>> START Supplied material
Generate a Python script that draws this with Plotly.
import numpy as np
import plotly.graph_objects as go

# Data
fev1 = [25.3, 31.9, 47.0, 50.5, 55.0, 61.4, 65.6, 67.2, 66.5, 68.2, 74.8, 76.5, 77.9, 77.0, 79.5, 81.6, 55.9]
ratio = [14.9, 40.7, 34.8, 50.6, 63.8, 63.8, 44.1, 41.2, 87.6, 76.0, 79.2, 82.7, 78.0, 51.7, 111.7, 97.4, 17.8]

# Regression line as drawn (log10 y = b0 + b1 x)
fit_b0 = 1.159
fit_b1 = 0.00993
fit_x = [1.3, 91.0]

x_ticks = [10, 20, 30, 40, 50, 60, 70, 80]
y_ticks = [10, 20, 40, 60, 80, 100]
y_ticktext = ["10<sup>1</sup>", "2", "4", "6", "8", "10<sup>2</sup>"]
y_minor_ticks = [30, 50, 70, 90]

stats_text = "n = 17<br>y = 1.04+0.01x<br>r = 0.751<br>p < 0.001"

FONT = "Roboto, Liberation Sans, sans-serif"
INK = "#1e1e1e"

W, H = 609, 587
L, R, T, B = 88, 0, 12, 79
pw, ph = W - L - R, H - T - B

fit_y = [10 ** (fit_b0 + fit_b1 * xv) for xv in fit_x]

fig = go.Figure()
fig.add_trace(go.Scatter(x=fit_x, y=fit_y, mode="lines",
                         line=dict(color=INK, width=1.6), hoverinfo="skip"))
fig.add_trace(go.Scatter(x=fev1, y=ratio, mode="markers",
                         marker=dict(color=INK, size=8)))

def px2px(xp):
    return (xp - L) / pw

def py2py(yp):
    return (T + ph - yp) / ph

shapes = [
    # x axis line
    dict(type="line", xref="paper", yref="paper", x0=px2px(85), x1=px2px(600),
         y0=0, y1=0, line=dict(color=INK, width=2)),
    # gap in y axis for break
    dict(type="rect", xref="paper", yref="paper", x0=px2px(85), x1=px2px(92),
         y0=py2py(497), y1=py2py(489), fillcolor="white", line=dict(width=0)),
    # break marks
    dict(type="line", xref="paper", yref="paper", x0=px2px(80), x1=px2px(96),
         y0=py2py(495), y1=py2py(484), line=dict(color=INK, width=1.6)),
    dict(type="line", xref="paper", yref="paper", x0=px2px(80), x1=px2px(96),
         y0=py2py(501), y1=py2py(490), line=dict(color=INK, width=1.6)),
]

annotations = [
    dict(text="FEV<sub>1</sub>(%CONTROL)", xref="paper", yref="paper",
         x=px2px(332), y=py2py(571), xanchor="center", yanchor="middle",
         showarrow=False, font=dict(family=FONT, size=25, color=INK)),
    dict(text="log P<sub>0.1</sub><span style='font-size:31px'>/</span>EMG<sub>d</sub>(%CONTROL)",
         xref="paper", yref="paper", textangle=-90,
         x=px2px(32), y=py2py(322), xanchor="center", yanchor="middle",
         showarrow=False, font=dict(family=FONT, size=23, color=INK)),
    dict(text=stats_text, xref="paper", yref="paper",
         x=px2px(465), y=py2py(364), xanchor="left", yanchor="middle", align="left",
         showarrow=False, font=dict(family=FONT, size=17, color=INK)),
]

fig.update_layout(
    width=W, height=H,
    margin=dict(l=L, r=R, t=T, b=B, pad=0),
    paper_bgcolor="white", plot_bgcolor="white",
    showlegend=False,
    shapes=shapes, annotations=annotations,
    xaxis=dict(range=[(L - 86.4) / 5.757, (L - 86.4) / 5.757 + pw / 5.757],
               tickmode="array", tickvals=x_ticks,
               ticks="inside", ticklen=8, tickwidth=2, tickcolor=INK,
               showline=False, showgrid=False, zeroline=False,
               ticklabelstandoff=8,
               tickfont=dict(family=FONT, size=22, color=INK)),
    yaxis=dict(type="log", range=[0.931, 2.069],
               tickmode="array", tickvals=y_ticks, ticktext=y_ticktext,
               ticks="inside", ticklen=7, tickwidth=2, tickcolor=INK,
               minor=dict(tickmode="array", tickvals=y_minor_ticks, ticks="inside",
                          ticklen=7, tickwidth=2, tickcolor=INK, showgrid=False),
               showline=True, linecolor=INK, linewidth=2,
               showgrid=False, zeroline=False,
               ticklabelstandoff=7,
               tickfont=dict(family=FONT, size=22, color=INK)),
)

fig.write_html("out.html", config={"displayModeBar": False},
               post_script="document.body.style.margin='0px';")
>> END Supplied material
## Task objective
Print from the first line through the line that contains "fit_x = [1.3, 91.0]", please, including both, and leave out every line outside that stretch.

## Task output
Generate a Python script that draws this with Plotly.
import numpy as np
import plotly.graph_objects as go

# Data
fev1 = [25.3, 31.9, 47.0, 50.5, 55.0, 61.4, 65.6, 67.2, 66.5, 68.2, 74.8, 76.5, 77.9, 77.0, 79.5, 81.6, 55.9]
ratio = [14.9, 40.7, 34.8, 50.6, 63.8, 63.8, 44.1, 41.2, 87.6, 76.0, 79.2, 82.7, 78.0, 51.7, 111.7, 97.4, 17.8]

# Regression line as drawn (log10 y = b0 + b1 x)
fit_b0 = 1.159
fit_b1 = 0.00993
fit_x = [1.3, 91.0]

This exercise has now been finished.